Wanda Group partners with Sony Pictures, giving China’s richest man a leg up in Hollywood
The Chinese conglomerate Dalian Wanda Group announced a partnership with Sony Pictures on Friday, giving it some creative control over upcoming Sony films and underscoring China’s rapidly rising influence in Hollywood.
Wanda, which is led by China’s richest man, Wang Jianlin, will invest an undisclosed amount in Sony Pictures and “highlight the China element in the films in which it invests,” the company said in a statement.
“In the past, the partnership between a Chinese company and a Hollywood mainstream studio was mostly limited to small investment in a single film, and the Chinese company was a passive investor in both content and investment amount,” said the statement. “The alliance will help strengthen Wanda’s power to influence the global film industry, and set a good precedent for Chinese film producers in their international investment.”
The deal grants the Hollywood studio better access to a vast Chinese market hungry for action-packed blockbusters such as its “Spider-Man” movies. And it hands Wanda more cachet in Hollywood. Earlier this year, Wanda acquired Legendary Entertainment — the Hollywood production company behind “The Dark Knight,” “Jurassic World” and “Godzilla” — for $3.5 billion.
It already owns the AMC theater chain and has agreed to buy Carmike Cinemas, which would make a Chinese company the biggest cinema operator in the United States.

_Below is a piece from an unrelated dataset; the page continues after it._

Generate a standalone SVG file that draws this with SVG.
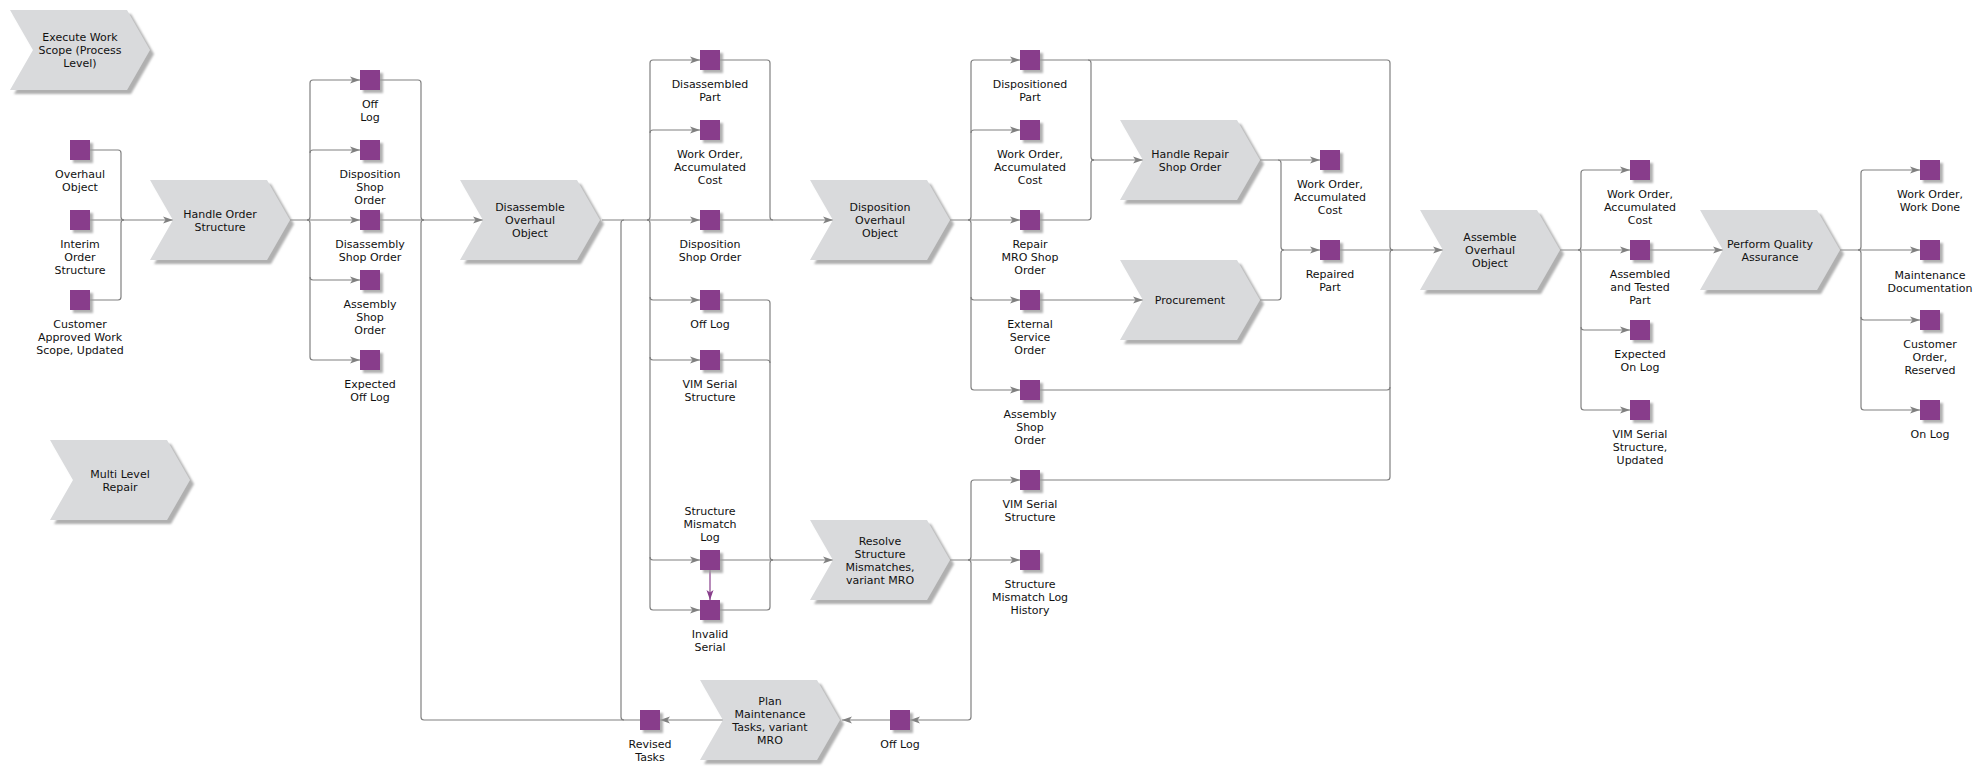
<svg xmlns="http://www.w3.org/2000/svg" xmlns:xlink="http://www.w3.org/1999/xlink" width="1979" height="772" viewBox="0 0 1979 772">
<style>
text{font-family:"DejaVu Sans","Verdana",sans-serif;font-size:11px;fill:#111;text-anchor:middle}
.fn{fill:#D9DADC;filter:url(#shC)}
.ob{fill:#883E8B;filter:url(#shO)}
.c{fill:none;stroke:#808080;stroke-width:1.2}
.ca{fill:none;stroke:#808080;stroke-width:1.2;marker-end:url(#ar)}
.cp{fill:none;stroke:#883E8B;stroke-width:1.2;marker-end:url(#arp)}
</style>
<defs>
<filter id="shC" x="-10%" y="-10%" width="130%" height="130%"><feDropShadow dx="4" dy="4" stdDeviation="1" flood-color="#9c9c9c" flood-opacity="0.8"/></filter>
<filter id="shO" x="-20%" y="-20%" width="160%" height="160%"><feDropShadow dx="3" dy="3" stdDeviation="1" flood-color="#9c9c9c" flood-opacity="0.8"/></filter>
<path id="chev" d="M0,0 H117 L140,40 L117,80 H0 L23,40 Z"/>
<rect id="sq" width="20" height="20"/>
<marker id="ar" markerUnits="userSpaceOnUse" markerWidth="10" markerHeight="8" viewBox="0 0 10 8" refX="10" refY="4" orient="auto"><path d="M0,0.5 L10,4 L0,7.5 L2.5,4 Z" fill="#808080"/></marker>
<marker id="arp" markerUnits="userSpaceOnUse" markerWidth="10" markerHeight="8" viewBox="0 0 10 8" refX="10" refY="4" orient="auto"><path d="M0,0.5 L10,4 L0,7.5 L2.5,4 Z" fill="#883E8B"/></marker>
</defs>
<rect width="1979" height="772" fill="#fff"/>

<g id="connectors">
<!-- inputs to Handle Order Structure -->
<path class="c" d="M90,150 H118 Q121,150 121,153 V217 Q121,220 124,220"/>
<path class="c" d="M90,300 H118 Q121,300 121,297 V223 Q121,220 124,220"/>
<path class="ca" d="M90,220 H173"/>
<!-- Handle Order split -->
<path class="ca" d="M290,220 H360"/>
<path class="ca" d="M307,220 Q310,220 310,217 V83 Q310,80 313,80 H360"/>
<path class="ca" d="M310,153 Q310,150 313,150 H360"/>
<path class="ca" d="M307,220 Q310,220 310,223 V357 Q310,360 313,360 H360"/>
<path class="ca" d="M310,277 Q310,280 313,280 H360"/>
<!-- join to Disassemble -->
<path class="c" d="M380,80 H418 Q421,80 421,83 V217 Q421,220 424,220"/>
<path class="c" d="M640,720 H424 Q421,720 421,717 V223 Q421,220 424,220"/>
<path class="ca" d="M380,220 H483"/>
<path class="c" d="M624,720 Q621,720 621,717 V223 Q621,220 624,220"/>
<!-- Disassemble split -->
<path class="ca" d="M602,220 H700"/>
<path class="ca" d="M647,220 Q650,220 650,217 V63 Q650,60 653,60 H700"/>
<path class="ca" d="M650,133 Q650,130 653,130 H700"/>
<path class="ca" d="M647,220 Q650,220 650,223 V607 Q650,610 653,610 H700"/>
<path class="ca" d="M650,297 Q650,300 653,300 H700"/>
<path class="ca" d="M650,357 Q650,360 653,360 H700"/>
<path class="ca" d="M650,557 Q650,560 653,560 H700"/>
<!-- join to Disposition Overhaul Object -->
<path class="c" d="M720,60 H767 Q770,60 770,63 V217 Q770,220 773,220"/>
<path class="ca" d="M720,220 H833"/>
<!-- join to Resolve -->
<path class="c" d="M720,300 H767 Q770,300 770,303 V557 Q770,560 773,560"/>
<path class="c" d="M720,360 H767 Q770,360 770,363"/>
<path class="c" d="M720,610 H767 Q770,610 770,607 V563 Q770,560 773,560"/>
<path class="ca" d="M720,560 H833"/>
<path class="cp" d="M710,570 V600"/>
<!-- Resolve split -->
<path class="ca" d="M950,560 H1020"/>
<path class="ca" d="M968,560 Q971,560 971,557 V483 Q971,480 974,480 H1020"/>
<path class="ca" d="M968,560 Q971,560 971,563 V717 Q971,720 968,720 H910"/>
<path class="ca" d="M890,720 H842"/>
<path class="ca" d="M723,720 H660"/>
<!-- Disposition split -->
<path class="ca" d="M950,220 H1020"/>
<path class="ca" d="M968,220 Q971,220 971,217 V63 Q971,60 974,60 H1020"/>
<path class="ca" d="M971,133 Q971,130 974,130 H1020"/>
<path class="ca" d="M968,220 Q971,220 971,223 V387 Q971,390 974,390 H1020"/>
<path class="ca" d="M971,297 Q971,300 974,300 H1020"/>
<!-- join to Handle Repair Shop Order -->
<path class="c" d="M1088,60 Q1091,60 1091,63 V157 Q1091,160 1094,160"/>
<path class="c" d="M1040,220 H1088 Q1091,220 1091,217 V163 Q1091,160 1094,160"/>
<path class="ca" d="M1091,160 H1143"/>
<path class="ca" d="M1040,300 H1143"/>
<!-- Handle Repair / Procurement split -->
<path class="ca" d="M1260,160 H1320"/>
<path class="ca" d="M1278,160 Q1281,160 1281,163 V247 Q1281,250 1284,250 H1320"/>
<path class="c" d="M1260,300 H1278 Q1281,300 1281,297 V253 Q1281,250 1284,250"/>
<!-- join to Assemble -->
<path class="c" d="M1040,60 H1387 Q1390,60 1390,63 V247 Q1390,250 1393,250"/>
<path class="c" d="M1040,390 H1387 Q1390,390 1390,387"/>
<path class="c" d="M1040,480 H1387 Q1390,480 1390,477 V253 Q1390,250 1393,250"/>
<path class="ca" d="M1340,250 H1443"/>
<!-- Assemble split -->
<path class="ca" d="M1560,250 H1630"/>
<path class="ca" d="M1578,250 Q1581,250 1581,247 V173 Q1581,170 1584,170 H1630"/>
<path class="ca" d="M1578,250 Q1581,250 1581,253 V407 Q1581,410 1584,410 H1630"/>
<path class="ca" d="M1581,327 Q1581,330 1584,330 H1630"/>
<path class="ca" d="M1650,250 H1723"/>
<!-- PQA split -->
<path class="ca" d="M1840,250 H1920"/>
<path class="ca" d="M1858,250 Q1861,250 1861,247 V173 Q1861,170 1864,170 H1920"/>
<path class="ca" d="M1858,250 Q1861,250 1861,253 V407 Q1861,410 1864,410 H1920"/>
<path class="ca" d="M1861,317 Q1861,320 1864,320 H1920"/>
</g>

<!-- functions -->
<g id="fn-execute-work-scope"><use href="#chev" class="fn" x="10" y="10"/><text x="80" y="41">Execute Work</text><text x="80" y="54">Scope (Process</text><text x="80" y="67">Level)</text></g>
<g id="fn-multi-level-repair"><use href="#chev" class="fn" x="50" y="440"/><text x="120" y="477.5">Multi Level</text><text x="120" y="490.5">Repair</text></g>
<g id="fn-handle-order-structure"><use href="#chev" class="fn" x="150" y="180"/><text x="220" y="217.5">Handle Order</text><text x="220" y="230.5">Structure</text></g>
<g id="fn-disassemble"><use href="#chev" class="fn" x="460" y="180"/><text x="530" y="211">Disassemble</text><text x="530" y="224">Overhaul</text><text x="530" y="237">Object</text></g>
<g id="fn-disposition"><use href="#chev" class="fn" x="810" y="180"/><text x="880" y="211">Disposition</text><text x="880" y="224">Overhaul</text><text x="880" y="237">Object</text></g>
<g id="fn-resolve"><use href="#chev" class="fn" x="810" y="520"/><text x="880" y="544.5">Resolve</text><text x="880" y="557.5">Structure</text><text x="880" y="570.5">Mismatches,</text><text x="880" y="583.5">variant MRO</text></g>
<g id="fn-plan-maintenance"><use href="#chev" class="fn" x="700" y="680"/><text x="770" y="704.5">Plan</text><text x="770" y="717.5">Maintenance</text><text x="770" y="730.5">Tasks, variant</text><text x="770" y="743.5">MRO</text></g>
<g id="fn-handle-repair"><use href="#chev" class="fn" x="1120" y="120"/><text x="1190" y="157.5">Handle Repair</text><text x="1190" y="170.5">Shop Order</text></g>
<g id="fn-procurement"><use href="#chev" class="fn" x="1120" y="260"/><text x="1190" y="304">Procurement</text></g>
<g id="fn-assemble"><use href="#chev" class="fn" x="1420" y="210"/><text x="1490" y="241">Assemble</text><text x="1490" y="254">Overhaul</text><text x="1490" y="267">Object</text></g>
<g id="fn-pqa"><use href="#chev" class="fn" x="1700" y="210"/><text x="1770" y="247.5">Perform Quality</text><text x="1770" y="260.5">Assurance</text></g>

<!-- objects -->
<g id="obj-overhaul-object"><use href="#sq" class="ob" x="70" y="140"/><text x="80" y="178">Overhaul</text><text x="80" y="191">Object</text></g>
<g id="obj-interim-order-structure"><use href="#sq" class="ob" x="70" y="210"/><text x="80" y="248">Interim</text><text x="80" y="261">Order</text><text x="80" y="274">Structure</text></g>
<g id="obj-customer-approved"><use href="#sq" class="ob" x="70" y="290"/><text x="80" y="328">Customer</text><text x="80" y="341">Approved Work</text><text x="80" y="354">Scope, Updated</text></g>

<g id="obj-off-log-1"><use href="#sq" class="ob" x="360" y="70"/><text x="370" y="108">Off</text><text x="370" y="121">Log</text></g>
<g id="obj-disposition-shop-order-1"><use href="#sq" class="ob" x="360" y="140"/><text x="370" y="178">Disposition</text><text x="370" y="191">Shop</text><text x="370" y="204">Order</text></g>
<g id="obj-disassembly-shop-order"><use href="#sq" class="ob" x="360" y="210"/><text x="370" y="248">Disassembly</text><text x="370" y="261">Shop Order</text></g>
<g id="obj-assembly-shop-order-1"><use href="#sq" class="ob" x="360" y="270"/><text x="370" y="308">Assembly</text><text x="370" y="321">Shop</text><text x="370" y="334">Order</text></g>
<g id="obj-expected-off-log"><use href="#sq" class="ob" x="360" y="350"/><text x="370" y="388">Expected</text><text x="370" y="401">Off Log</text></g>

<g id="obj-disassembled-part"><use href="#sq" class="ob" x="700" y="50"/><text x="710" y="88">Disassembled</text><text x="710" y="101">Part</text></g>
<g id="obj-work-order-1"><use href="#sq" class="ob" x="700" y="120"/><text x="710" y="158">Work Order,</text><text x="710" y="171">Accumulated</text><text x="710" y="184">Cost</text></g>
<g id="obj-disposition-shop-order-2"><use href="#sq" class="ob" x="700" y="210"/><text x="710" y="248">Disposition</text><text x="710" y="261">Shop Order</text></g>
<g id="obj-off-log-2"><use href="#sq" class="ob" x="700" y="290"/><text x="710" y="328">Off Log</text></g>
<g id="obj-vim-serial-1"><use href="#sq" class="ob" x="700" y="350"/><text x="710" y="388">VIM Serial</text><text x="710" y="401">Structure</text></g>
<g id="obj-structure-mismatch-log"><use href="#sq" class="ob" x="700" y="550"/><text x="710" y="515">Structure</text><text x="710" y="528">Mismatch</text><text x="710" y="541">Log</text></g>
<g id="obj-invalid-serial"><use href="#sq" class="ob" x="700" y="600"/><text x="710" y="638">Invalid</text><text x="710" y="651">Serial</text></g>

<g id="obj-dispositioned-part"><use href="#sq" class="ob" x="1020" y="50"/><text x="1030" y="88">Dispositioned</text><text x="1030" y="101">Part</text></g>
<g id="obj-work-order-2"><use href="#sq" class="ob" x="1020" y="120"/><text x="1030" y="158">Work Order,</text><text x="1030" y="171">Accumulated</text><text x="1030" y="184">Cost</text></g>
<g id="obj-repair-mro"><use href="#sq" class="ob" x="1020" y="210"/><text x="1030" y="248">Repair</text><text x="1030" y="261">MRO Shop</text><text x="1030" y="274">Order</text></g>
<g id="obj-external-service"><use href="#sq" class="ob" x="1020" y="290"/><text x="1030" y="328">External</text><text x="1030" y="341">Service</text><text x="1030" y="354">Order</text></g>
<g id="obj-assembly-shop-order-2"><use href="#sq" class="ob" x="1020" y="380"/><text x="1030" y="418">Assembly</text><text x="1030" y="431">Shop</text><text x="1030" y="444">Order</text></g>
<g id="obj-vim-serial-2"><use href="#sq" class="ob" x="1020" y="470"/><text x="1030" y="508">VIM Serial</text><text x="1030" y="521">Structure</text></g>
<g id="obj-structure-mismatch-history"><use href="#sq" class="ob" x="1020" y="550"/><text x="1030" y="588">Structure</text><text x="1030" y="601">Mismatch Log</text><text x="1030" y="614">History</text></g>
<g id="obj-off-log-3"><use href="#sq" class="ob" x="890" y="710"/><text x="900" y="748">Off Log</text></g>
<g id="obj-revised-tasks"><use href="#sq" class="ob" x="640" y="710"/><text x="650" y="748">Revised</text><text x="650" y="761">Tasks</text></g>

<g id="obj-work-order-3"><use href="#sq" class="ob" x="1320" y="150"/><text x="1330" y="188">Work Order,</text><text x="1330" y="201">Accumulated</text><text x="1330" y="214">Cost</text></g>
<g id="obj-repaired-part"><use href="#sq" class="ob" x="1320" y="240"/><text x="1330" y="278">Repaired</text><text x="1330" y="291">Part</text></g>

<g id="obj-work-order-4"><use href="#sq" class="ob" x="1630" y="160"/><text x="1640" y="198">Work Order,</text><text x="1640" y="211">Accumulated</text><text x="1640" y="224">Cost</text></g>
<g id="obj-assembled-tested"><use href="#sq" class="ob" x="1630" y="240"/><text x="1640" y="278">Assembled</text><text x="1640" y="291">and Tested</text><text x="1640" y="304">Part</text></g>
<g id="obj-expected-on-log"><use href="#sq" class="ob" x="1630" y="320"/><text x="1640" y="358">Expected</text><text x="1640" y="371">On Log</text></g>
<g id="obj-vim-serial-updated"><use href="#sq" class="ob" x="1630" y="400"/><text x="1640" y="438">VIM Serial</text><text x="1640" y="451">Structure,</text><text x="1640" y="464">Updated</text></g>

<g id="obj-work-done"><use href="#sq" class="ob" x="1920" y="160"/><text x="1930" y="198">Work Order,</text><text x="1930" y="211">Work Done</text></g>
<g id="obj-maintenance-doc"><use href="#sq" class="ob" x="1920" y="240"/><text x="1930" y="279">Maintenance</text><text x="1930" y="292">Documentation</text></g>
<g id="obj-customer-order-reserved"><use href="#sq" class="ob" x="1920" y="310"/><text x="1930" y="348">Customer</text><text x="1930" y="361">Order,</text><text x="1930" y="374">Reserved</text></g>
<g id="obj-on-log"><use href="#sq" class="ob" x="1920" y="400"/><text x="1930" y="438">On Log</text></g>
</svg>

Wanda had aimed to acquire a 49% stake in Paramount Pictures, but Viacom Inc. said this week it was abandoning its plan to unload the struggling studio.
“The Chinese market for Hollywood films continues to boom, and this alliance gives a huge boost to our ability to connect directly with its audiences,” Sony Pictures Chairman Tom Rothman said in the statement.
Wanda’s Wang has snapped up several entertainment companies in recent years, so the latest partnership is not particularly unusual. Analysts were struck more by the company’s brazen vow to play up Chinese aspects in blockbuster films.
“This is feeding into what the Chinese government wants to hear, that Wanda is doing this for patriotic reasons, in a sense, and to promote China as a global player,” said Stanley Rosen, a USC political science professor and Chinese film expert.
China’s box-office figures slumped this spring for the first time in five years, delaying projections that the country would top the U.S. as the world’s largest film market. The drop followed an astounding 49% expansion last year and a nationwide cinema construction boom. The Wanda announcement, Rosen said, helps dispel notions that China’s box office is in decline.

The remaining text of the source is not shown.